According to historian Martin Duberman, "rumor has it" that Johnson, upset by several "no-shows" at a party she had organized, went to the Stonewall on June 27, 1969, to dance. Johnson remembers it being a birthday party and claimed in a later interview that she remembers the riots as having happened in August, around the time of her birthday. The raids actually began early in the early hours of the morning on June 28.
According to writer David Carter, activist Robin Souza reported that after the raids started, fellow Stonewall veterans such as Morty Manford and Marty Robinson witnessed Johnson throw a shot glass at a mirror, screaming, "I got my civil rights!" Members of the Gay Activists Alliance later considered this the "shot glass that was heard around the world". Carter notes inconsistencies with this account, observing that in official testimonies given by Manford, he did not mention Johnson. Carter speculates that this may have been an attempt by Manford to censor himself, fearing that crediting Johnson, a mentally ill and transgender person, with the riots would reflect poorly on the gay liberation movement. Carter identifies Johnson as having been "almost indubitably among the first to be violent that night and may possibly even have been the first". Playwright Robert Heide remembers that as the riots were beginning, Johnson shouted at police and threw rocks at them. Johnson herself claims that she did not arrive at the scene of the riots until 2:00a.m, after they had already started. Historian Marc Stein claims that while she "definitely participated in subsequent developments", it is unlikely that Johnson was present at the beginning of the riots. Mama Jean Devente, a friend of Johnson's, remembers Johnson helping her tend to her wounds after she was beaten by police. Activist Craig Rodwell says that at some point during the second night, Johnson climbed on top of a lamppost and dropped a bag containing a heavy object onto a police car's windshield, destroying it.

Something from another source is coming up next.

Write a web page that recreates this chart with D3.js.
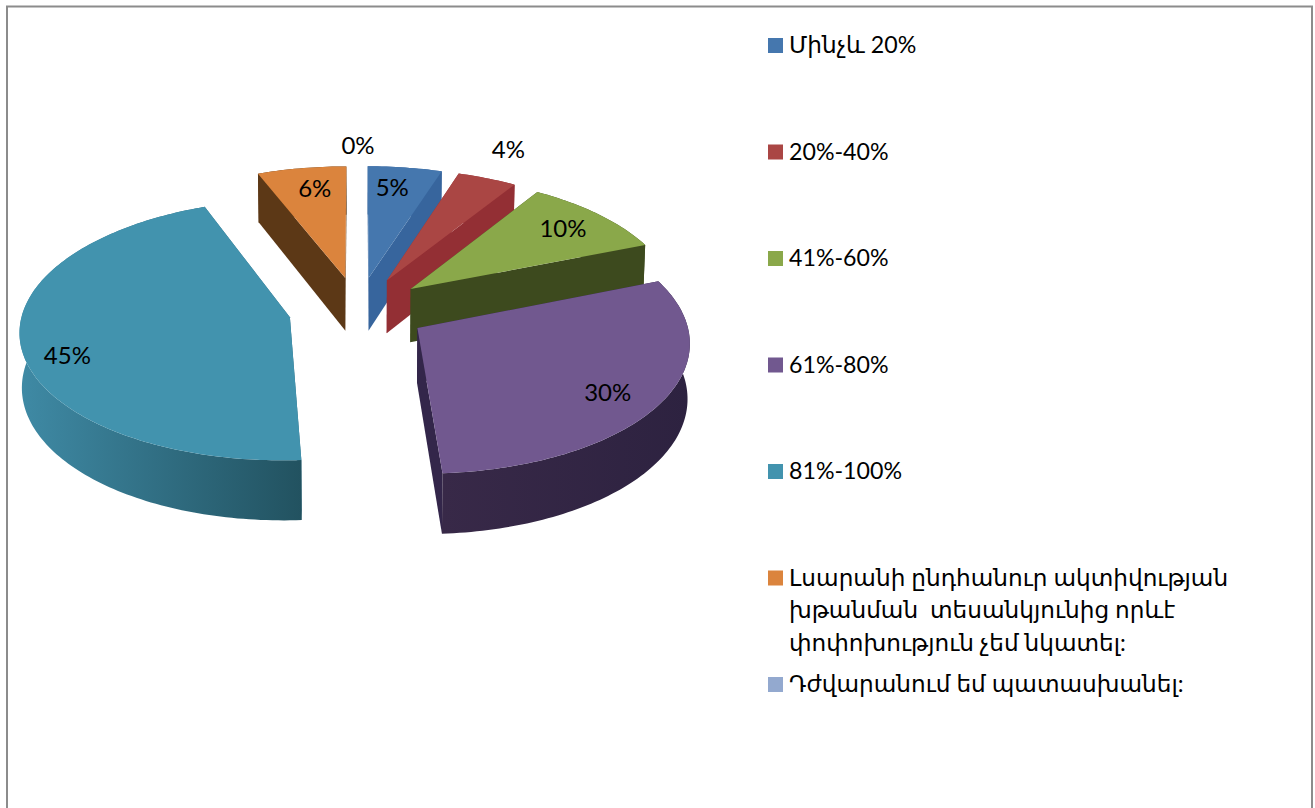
<!DOCTYPE html>
<html><head><meta charset="utf-8">
<script src="https://cdn.jsdelivr.net/npm/d3@7"></script>
<style>
html,body{margin:0;padding:0;background:#fff;overflow:hidden}
text{font-family:Lato,"DejaVu Sans",sans-serif;fill:#000}
</style></head><body>
<svg id="c" width="1315" height="808"></svg>
<script>
const categories = [
  ["Մինչև 20%"],
  ["20%-40%"],
  ["41%-60%"],
  ["61%-80%"],
  ["81%-100%"],
  ["Լսարանի ընդհանուր ակտիվության","խթանման  տեսանկյունից որևէ","փոփոխություն չեմ նկատել:"],
  ["Դժվարանում եմ պատասխանել:"]
];
const values = [5, 4, 10, 30, 45, 6, 0];
const topColors  = ["#4577ae","#aa4644","#8aa84a","#71588f","#4293ae","#db843d","#93a9cf"];
const sideColors = ["#37659d","#932f34","#3d4a1e","#33264a","#2f6b80","#5c3816","#6f83a8"];
const rimFrom    = ["#37659d","#932f34","#3d4a1e","#382948","#3f8aa5","#5c3816","#6f83a8"];
const rimTo      = ["#37659d","#932f34","#3d4a1e","#2d2240","#225260","#5c3816","#6f83a8"];
const labelRadius = [.8, 1.3, .8, .81, .85, .8, 1.2];
const labelShift  = [-1.8, -1.2, 0, 2.8, -7.4, 1.5, 0];

const svg = d3.select("#c");
svg.append("rect").attr("x",7).attr("y",6.5).attr("width",1305).attr("height",830)
  .attr("fill","#fff").attr("stroke","#8c8c8c").attr("stroke-width",2);

// perspective ground plane: the lower face (Z=1) sits slightly further from the eye
const cx = 358, cy = 310, k = .095, explode = .26, thick = 54;
const sx = d3.scaleLinear().domain([0,1]).range([0,267]);
const sy = d3.scaleLinear().domain([0,1]).range([0,128]);
function project(X, Y, Z){
  const s = 1/(1+k*Y);
  return [cx + sx(X)*s*(1-.007*Z), cy - sy(Y)*s + Z*thick*s];
}
const arcs = d3.pie().sort(null).value(d=>d).startAngle(0).endAngle(2*Math.PI)(values);
const line = d3.line();
const defs = svg.append("defs");
const marks = svg.append("g").attr("class","pie");

function facesFor(a){
  const mid = (a.startAngle+a.endAngle)/2;
  const ox = explode*Math.sin(mid), oy = explode*Math.cos(mid);
  const pt = (t,r,z)=>project(ox+r*Math.sin(t), oy+r*Math.cos(t), z);
  const n = Math.max(2, Math.ceil((a.endAngle-a.startAngle)/.02));
  const ts = d3.range(n+1).map(j=>a.startAngle+(a.endAngle-a.startAngle)*j/n);
  return {mid, pt, ts, ox, oy};
}

arcs.forEach((a,i)=>{
  if(a.value===0) return;
  const {pt,ts} = facesFor(a);
  const g = marks.append("g");
  const quad = t=>[pt(t,0,0),pt(t,1,0),pt(t,1,1),pt(t,0,1)];
  g.append("path").attr("d",line(quad(a.startAngle))+"Z").attr("fill",sideColors[i]);
  g.append("path").attr("d",line(quad(a.endAngle))+"Z").attr("fill",sideColors[i]);
  const rim = ts.map(t=>pt(t,1,0)).concat(ts.slice().reverse().map(t=>pt(t,1,1)));
  const ext = d3.extent(rim,d=>d[0]);
  const id = "rim"+i;
  const grad = defs.append("linearGradient").attr("id",id).attr("gradientUnits","userSpaceOnUse")
    .attr("x1",ext[0]).attr("x2",ext[1]).attr("y1",0).attr("y2",0);
  grad.append("stop").attr("offset",0).attr("stop-color",rimFrom[i]);
  grad.append("stop").attr("offset",1).attr("stop-color",rimTo[i]);
  g.append("path").attr("d",line(rim)+"Z").attr("fill",`url(#${id})`);
  const top = [pt(a.startAngle,0,0)].concat(ts.map(t=>pt(t,1,0)));
  g.append("path").attr("d",line(top)+"Z").attr("fill",topColors[i]);
});

// data labels
arcs.forEach((a,i)=>{
  const {mid,ox,oy} = facesFor(a);
  const ang = mid + labelShift[i]*Math.PI/180;
  const p = project(ox+labelRadius[i]*Math.sin(ang), oy+labelRadius[i]*Math.cos(ang), 0);
  svg.append("text").attr("x",p[0]).attr("y",p[1]).attr("text-anchor","middle")
    .attr("dy","0.35em").attr("font-size",24).text(a.value+"%");
});

// legend
const ly = d3.scalePoint().domain(d3.range(categories.length)).range([45,684]);
const legend = svg.append("g").attr("class","legend");
categories.forEach((lines,i)=>{
  const y = ly(i);
  legend.append("rect").attr("x",768).attr("y",y-7).attr("width",15).attr("height",15).attr("fill",topColors[i]);
  const t = legend.append("text").attr("font-size",23.2);
  lines.forEach((s,j)=>{
    t.append("tspan").attr("x",789).attr("y",y+8+j*32.5).style("white-space","pre").text(s);
  });
});
</script>
</body></html>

Stein notes several dimensions to the debates about Johnson's participation at Stonewall. One dimension concerns recognition, with some arguing that proper credit should be accorded to individuals who played an important role in the riots and others arguing that discussions about credits are ahistorical and pertain primarily to modern debates about identity politics rather than the riots themselves. Another dimension concerns the role of structural factors in the riots, with some arguing that the emphasis on individual agency is overstated relative to these "social and structural factors". Amidst these debates, Stein notes that it is "challenging to avoid both minimization and exaggeration".
While researchers Florence Ashley and Sam Sanchinel argue that Johnson was likely not one of the primary instigators of the riots, they say transgender people claim she was present as a way of placing themselves within the broader LGBTQ coalition and of signaling the radical nature of the transgender rights movement. However, they also argue that the mainstream transgender movement uses Johnson's history at Stonewall opportunistically, overlooking her class, race, mental health, and position as a sex worker when convenient.
Tourmaline argues that inconsistencies in Johnson's story "offer another way of remembering—one in which one’s emotional memory takes over the facts". She also notes that Johnson periodically became confused and frustrated when asked too many questions about Stonewall, speculating that this may have been the result of trauma and arguing that Johnson's "incoherence" should be respected.